**What to do:** Here are some records. Copy each one exactly.

Figure scripts:
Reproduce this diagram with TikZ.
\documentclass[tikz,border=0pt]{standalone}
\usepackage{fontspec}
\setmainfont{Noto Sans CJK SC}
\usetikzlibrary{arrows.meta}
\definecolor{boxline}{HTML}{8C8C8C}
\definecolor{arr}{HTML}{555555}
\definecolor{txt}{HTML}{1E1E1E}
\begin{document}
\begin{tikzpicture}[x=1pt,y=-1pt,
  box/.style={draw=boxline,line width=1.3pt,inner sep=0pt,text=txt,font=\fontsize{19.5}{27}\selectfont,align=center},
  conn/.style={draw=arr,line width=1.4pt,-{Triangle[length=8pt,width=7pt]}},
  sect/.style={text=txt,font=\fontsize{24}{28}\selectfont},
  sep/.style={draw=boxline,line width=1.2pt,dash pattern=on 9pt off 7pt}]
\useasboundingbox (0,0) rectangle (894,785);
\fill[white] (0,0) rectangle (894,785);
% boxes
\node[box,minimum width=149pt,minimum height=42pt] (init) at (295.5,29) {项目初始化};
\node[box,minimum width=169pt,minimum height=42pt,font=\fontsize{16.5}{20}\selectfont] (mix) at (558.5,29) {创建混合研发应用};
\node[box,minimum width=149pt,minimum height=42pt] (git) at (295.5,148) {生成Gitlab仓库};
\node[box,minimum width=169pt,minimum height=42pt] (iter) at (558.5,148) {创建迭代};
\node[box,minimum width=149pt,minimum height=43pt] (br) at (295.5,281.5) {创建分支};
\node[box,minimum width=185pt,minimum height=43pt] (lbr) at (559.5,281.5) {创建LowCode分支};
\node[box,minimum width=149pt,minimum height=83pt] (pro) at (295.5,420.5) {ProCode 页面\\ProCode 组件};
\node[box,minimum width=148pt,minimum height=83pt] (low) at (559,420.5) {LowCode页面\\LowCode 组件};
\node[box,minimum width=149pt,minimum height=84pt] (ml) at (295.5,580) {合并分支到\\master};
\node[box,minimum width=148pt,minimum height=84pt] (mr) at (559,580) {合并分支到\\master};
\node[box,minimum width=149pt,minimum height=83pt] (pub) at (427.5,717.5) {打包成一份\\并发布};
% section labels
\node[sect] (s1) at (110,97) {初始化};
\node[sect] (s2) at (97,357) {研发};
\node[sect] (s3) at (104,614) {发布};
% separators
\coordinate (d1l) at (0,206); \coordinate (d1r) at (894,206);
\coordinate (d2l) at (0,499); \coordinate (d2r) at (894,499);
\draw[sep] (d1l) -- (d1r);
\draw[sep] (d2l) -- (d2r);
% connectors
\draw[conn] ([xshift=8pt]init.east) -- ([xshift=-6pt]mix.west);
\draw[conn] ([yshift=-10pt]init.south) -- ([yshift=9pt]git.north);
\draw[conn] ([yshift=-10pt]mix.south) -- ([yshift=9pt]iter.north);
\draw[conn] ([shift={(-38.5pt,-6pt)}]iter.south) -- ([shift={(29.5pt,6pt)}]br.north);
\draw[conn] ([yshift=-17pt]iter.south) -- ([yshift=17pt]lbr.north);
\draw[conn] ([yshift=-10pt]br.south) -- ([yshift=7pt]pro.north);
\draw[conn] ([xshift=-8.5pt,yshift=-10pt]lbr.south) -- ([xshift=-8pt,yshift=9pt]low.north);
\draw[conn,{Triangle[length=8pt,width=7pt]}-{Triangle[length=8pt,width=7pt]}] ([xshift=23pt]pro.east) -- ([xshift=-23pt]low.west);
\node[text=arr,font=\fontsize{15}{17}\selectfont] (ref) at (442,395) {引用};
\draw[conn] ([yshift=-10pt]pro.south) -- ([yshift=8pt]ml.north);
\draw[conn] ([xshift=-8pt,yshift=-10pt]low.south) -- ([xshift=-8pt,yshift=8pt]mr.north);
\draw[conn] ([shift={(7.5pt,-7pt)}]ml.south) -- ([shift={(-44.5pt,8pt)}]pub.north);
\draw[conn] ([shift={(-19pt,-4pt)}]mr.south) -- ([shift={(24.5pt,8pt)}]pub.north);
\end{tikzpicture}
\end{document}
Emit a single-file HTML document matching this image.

**Output for this task:**
Reproduce this diagram with TikZ.
\documentclass[tikz,border=0pt]{standalone}
\usepackage{fontspec}
\setmainfont{Noto Sans CJK SC}
\usetikzlibrary{arrows.meta}
\definecolor{boxline}{HTML}{8C8C8C}
\definecolor{arr}{HTML}{555555}
\definecolor{txt}{HTML}{1E1E1E}
\begin{document}
\begin{tikzpicture}[x=1pt,y=-1pt,
  box/.style={draw=boxline,line width=1.3pt,inner sep=0pt,text=txt,font=\fontsize{19.5}{27}\selectfont,align=center},
  conn/.style={draw=arr,line width=1.4pt,-{Triangle[length=8pt,width=7pt]}},
  sect/.style={text=txt,font=\fontsize{24}{28}\selectfont},
  sep/.style={draw=boxline,line width=1.2pt,dash pattern=on 9pt off 7pt}]
\useasboundingbox (0,0) rectangle (894,785);
\fill[white] (0,0) rectangle (894,785);
% boxes
\node[box,minimum width=149pt,minimum height=42pt] (init) at (295.5,29) {项目初始化};
\node[box,minimum width=169pt,minimum height=42pt,font=\fontsize{16.5}{20}\selectfont] (mix) at (558.5,29) {创建混合研发应用};
\node[box,minimum width=149pt,minimum height=42pt] (git) at (295.5,148) {生成Gitlab仓库};
\node[box,minimum width=169pt,minimum height=42pt] (iter) at (558.5,148) {创建迭代};
\node[box,minimum width=149pt,minimum height=43pt] (br) at (295.5,281.5) {创建分支};
\node[box,minimum width=185pt,minimum height=43pt] (lbr) at (559.5,281.5) {创建LowCode分支};
\node[box,minimum width=149pt,minimum height=83pt] (pro) at (295.5,420.5) {ProCode 页面\\ProCode 组件};
\node[box,minimum width=148pt,minimum height=83pt] (low) at (559,420.5) {LowCode页面\\LowCode 组件};
\node[box,minimum width=149pt,minimum height=84pt] (ml) at (295.5,580) {合并分支到\\master};
\node[box,minimum width=148pt,minimum height=84pt] (mr) at (559,580) {合并分支到\\master};
\node[box,minimum width=149pt,minimum height=83pt] (pub) at (427.5,717.5) {打包成一份\\并发布};
% section labels
\node[sect] (s1) at (110,97) {初始化};
\node[sect] (s2) at (97,357) {研发};
\node[sect] (s3) at (104,614) {发布};
% separators
\coordinate (d1l) at (0,206); \coordinate (d1r) at (894,206);
\coordinate (d2l) at (0,499); \coordinate (d2r) at (894,499);
\draw[sep] (d1l) -- (d1r);
\draw[sep] (d2l) -- (d2r);
% connectors
\draw[conn] ([xshift=8pt]init.east) -- ([xshift=-6pt]mix.west);
\draw[conn] ([yshift=-10pt]init.south) -- ([yshift=9pt]git.north);
\draw[conn] ([yshift=-10pt]mix.south) -- ([yshift=9pt]iter.north);
\draw[conn] ([shift={(-38.5pt,-6pt)}]iter.south) -- ([shift={(29.5pt,6pt)}]br.north);
\draw[conn] ([yshift=-17pt]iter.south) -- ([yshift=17pt]lbr.north);
\draw[conn] ([yshift=-10pt]br.south) -- ([yshift=7pt]pro.north);
\draw[conn] ([xshift=-8.5pt,yshift=-10pt]lbr.south) -- ([xshift=-8pt,yshift=9pt]low.north);
\draw[conn,{Triangle[length=8pt,width=7pt]}-{Triangle[length=8pt,width=7pt]}] ([xshift=23pt]pro.east) -- ([xshift=-23pt]low.west);
\node[text=arr,font=\fontsize{15}{17}\selectfont] (ref) at (442,395) {引用};
\draw[conn] ([yshift=-10pt]pro.south) -- ([yshift=8pt]ml.north);
\draw[conn] ([xshift=-8pt,yshift=-10pt]low.south) -- ([xshift=-8pt,yshift=8pt]mr.north);
\draw[conn] ([shift={(7.5pt,-7pt)}]ml.south) -- ([shift={(-44.5pt,8pt)}]pub.north);
\draw[conn] ([shift={(-19pt,-4pt)}]mr.south) -- ([shift={(24.5pt,8pt)}]pub.north);
\end{tikzpicture}
\end{document}
Emit a single-file HTML document matching this image.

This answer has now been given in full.